Provided data:
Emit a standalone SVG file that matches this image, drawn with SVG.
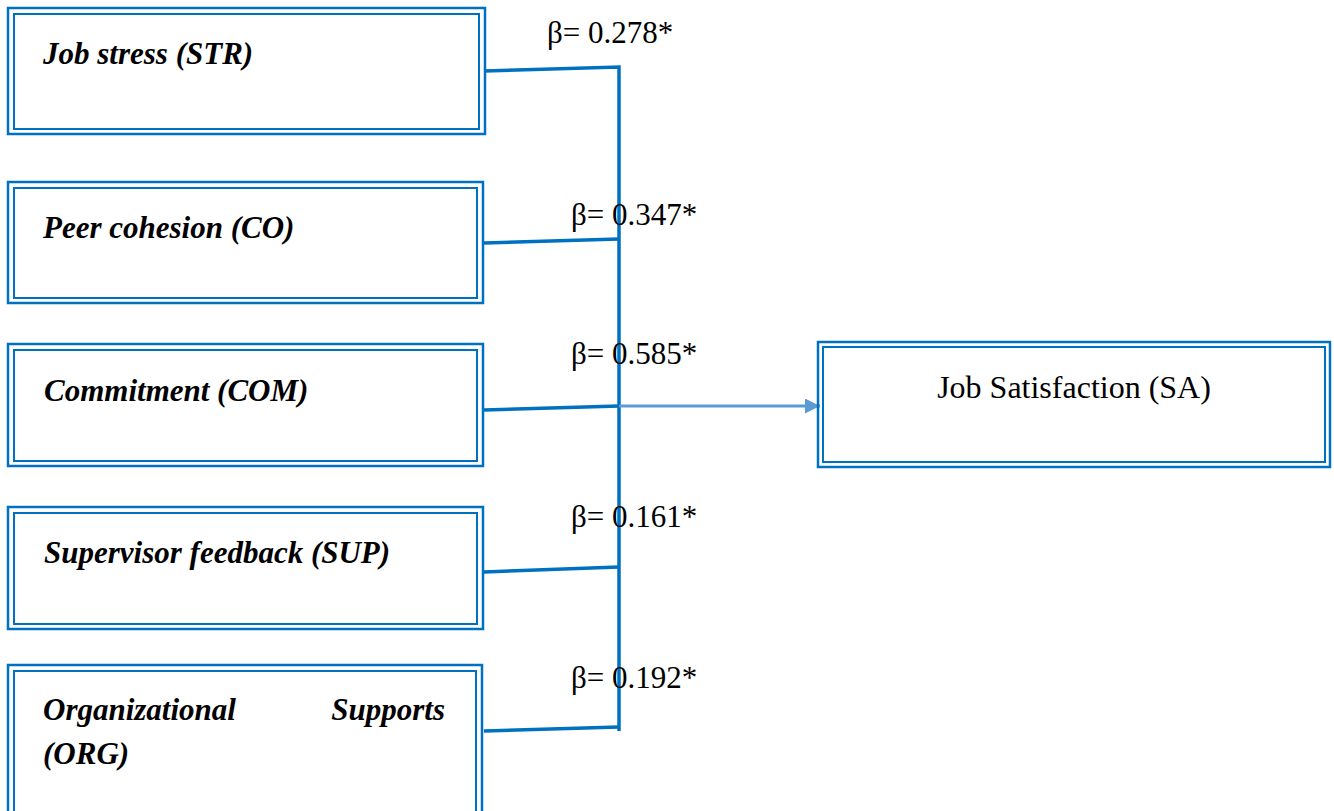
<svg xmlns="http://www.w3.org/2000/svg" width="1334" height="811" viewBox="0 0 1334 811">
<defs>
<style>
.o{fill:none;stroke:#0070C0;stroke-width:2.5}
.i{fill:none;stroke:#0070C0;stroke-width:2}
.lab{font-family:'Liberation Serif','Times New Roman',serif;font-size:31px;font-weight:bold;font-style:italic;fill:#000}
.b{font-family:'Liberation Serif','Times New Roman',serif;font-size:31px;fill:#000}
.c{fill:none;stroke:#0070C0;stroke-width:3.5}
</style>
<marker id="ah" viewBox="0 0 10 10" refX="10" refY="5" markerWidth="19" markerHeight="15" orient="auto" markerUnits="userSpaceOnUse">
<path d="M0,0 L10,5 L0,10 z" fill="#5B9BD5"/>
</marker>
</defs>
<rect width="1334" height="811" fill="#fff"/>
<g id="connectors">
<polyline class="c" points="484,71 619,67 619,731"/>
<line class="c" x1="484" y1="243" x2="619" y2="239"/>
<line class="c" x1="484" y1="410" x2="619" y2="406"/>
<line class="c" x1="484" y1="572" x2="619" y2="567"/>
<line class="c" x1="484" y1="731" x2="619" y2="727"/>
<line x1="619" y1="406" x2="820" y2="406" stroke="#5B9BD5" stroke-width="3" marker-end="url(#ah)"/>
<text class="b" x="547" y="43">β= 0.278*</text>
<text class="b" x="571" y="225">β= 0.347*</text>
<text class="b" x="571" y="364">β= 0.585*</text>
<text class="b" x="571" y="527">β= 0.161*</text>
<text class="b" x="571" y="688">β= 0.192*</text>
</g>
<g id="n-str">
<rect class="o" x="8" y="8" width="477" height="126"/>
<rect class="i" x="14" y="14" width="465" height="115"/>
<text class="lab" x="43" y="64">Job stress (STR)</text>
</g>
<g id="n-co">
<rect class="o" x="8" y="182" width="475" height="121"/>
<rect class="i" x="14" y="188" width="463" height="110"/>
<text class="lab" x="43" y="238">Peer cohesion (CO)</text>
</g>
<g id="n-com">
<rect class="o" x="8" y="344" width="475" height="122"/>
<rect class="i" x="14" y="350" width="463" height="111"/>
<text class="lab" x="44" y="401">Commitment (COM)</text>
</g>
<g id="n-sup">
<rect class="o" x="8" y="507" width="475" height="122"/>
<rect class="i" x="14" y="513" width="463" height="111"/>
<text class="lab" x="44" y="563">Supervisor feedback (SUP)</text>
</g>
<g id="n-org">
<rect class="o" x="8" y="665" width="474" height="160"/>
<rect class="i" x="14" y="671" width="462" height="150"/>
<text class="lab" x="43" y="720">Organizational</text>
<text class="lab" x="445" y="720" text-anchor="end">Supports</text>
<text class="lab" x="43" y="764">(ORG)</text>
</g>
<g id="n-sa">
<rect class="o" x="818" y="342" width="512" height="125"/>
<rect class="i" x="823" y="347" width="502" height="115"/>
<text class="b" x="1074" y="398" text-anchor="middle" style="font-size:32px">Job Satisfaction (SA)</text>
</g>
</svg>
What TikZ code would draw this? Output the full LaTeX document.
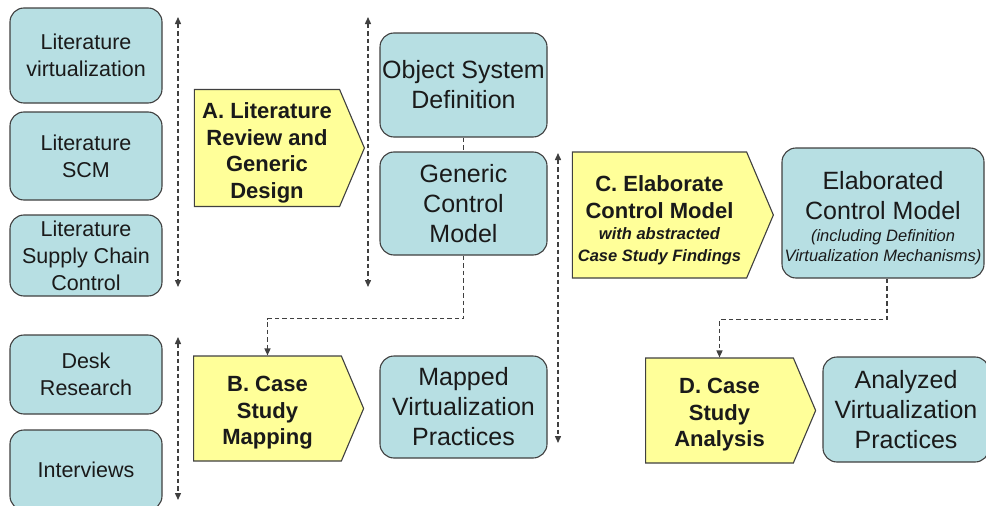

What the task asks:
Omit every picture, then reproduce the rest of the listing exactly.

Complete answer:
Emit a standalone SVG file that matches this image, drawn with SVG.
<svg xmlns="http://www.w3.org/2000/svg" width="1334" height="811" viewBox="0 0 1334 811">
<defs>
<style>
.o{fill:none;stroke:#0070C0;stroke-width:2.5}
.i{fill:none;stroke:#0070C0;stroke-width:2}
.lab{font-family:'Liberation Serif','Times New Roman',serif;font-size:31px;font-weight:bold;font-style:italic;fill:#000}
.b{font-family:'Liberation Serif','Times New Roman',serif;font-size:31px;fill:#000}
.c{fill:none;stroke:#0070C0;stroke-width:3.5}
</style>
<marker id="ah" viewBox="0 0 10 10" refX="10" refY="5" markerWidth="19" markerHeight="15" orient="auto" markerUnits="userSpaceOnUse">
<path d="M0,0 L10,5 L0,10 z" fill="#5B9BD5"/>
</marker>
</defs>
<rect width="1334" height="811" fill="#fff"/>
<g id="connectors">
<polyline class="c" points="484,71 619,67 619,731"/>
<line class="c" x1="484" y1="243" x2="619" y2="239"/>
<line class="c" x1="484" y1="410" x2="619" y2="406"/>
<line class="c" x1="484" y1="572" x2="619" y2="567"/>
<line class="c" x1="484" y1="731" x2="619" y2="727"/>
<line x1="619" y1="406" x2="820" y2="406" stroke="#5B9BD5" stroke-width="3" marker-end="url(#ah)"/>
<text class="b" x="547" y="43">β= 0.278*</text>
<text class="b" x="571" y="225">β= 0.347*</text>
<text class="b" x="571" y="364">β= 0.585*</text>
<text class="b" x="571" y="527">β= 0.161*</text>
<text class="b" x="571" y="688">β= 0.192*</text>
</g>
<g id="n-str">
<rect class="o" x="8" y="8" width="477" height="126"/>
<rect class="i" x="14" y="14" width="465" height="115"/>
<text class="lab" x="43" y="64">Job stress (STR)</text>
</g>
<g id="n-co">
<rect class="o" x="8" y="182" width="475" height="121"/>
<rect class="i" x="14" y="188" width="463" height="110"/>
<text class="lab" x="43" y="238">Peer cohesion (CO)</text>
</g>
<g id="n-com">
<rect class="o" x="8" y="344" width="475" height="122"/>
<rect class="i" x="14" y="350" width="463" height="111"/>
<text class="lab" x="44" y="401">Commitment (COM)</text>
</g>
<g id="n-sup">
<rect class="o" x="8" y="507" width="475" height="122"/>
<rect class="i" x="14" y="513" width="463" height="111"/>
<text class="lab" x="44" y="563">Supervisor feedback (SUP)</text>
</g>
<g id="n-org">
<rect class="o" x="8" y="665" width="474" height="160"/>
<rect class="i" x="14" y="671" width="462" height="150"/>
<text class="lab" x="43" y="720">Organizational</text>
<text class="lab" x="445" y="720" text-anchor="end">Supports</text>
<text class="lab" x="43" y="764">(ORG)</text>
</g>
<g id="n-sa">
<rect class="o" x="818" y="342" width="512" height="125"/>
<rect class="i" x="823" y="347" width="502" height="115"/>
<text class="b" x="1074" y="398" text-anchor="middle" style="font-size:32px">Job Satisfaction (SA)</text>
</g>
</svg>
What TikZ code would draw this? Output the full LaTeX document.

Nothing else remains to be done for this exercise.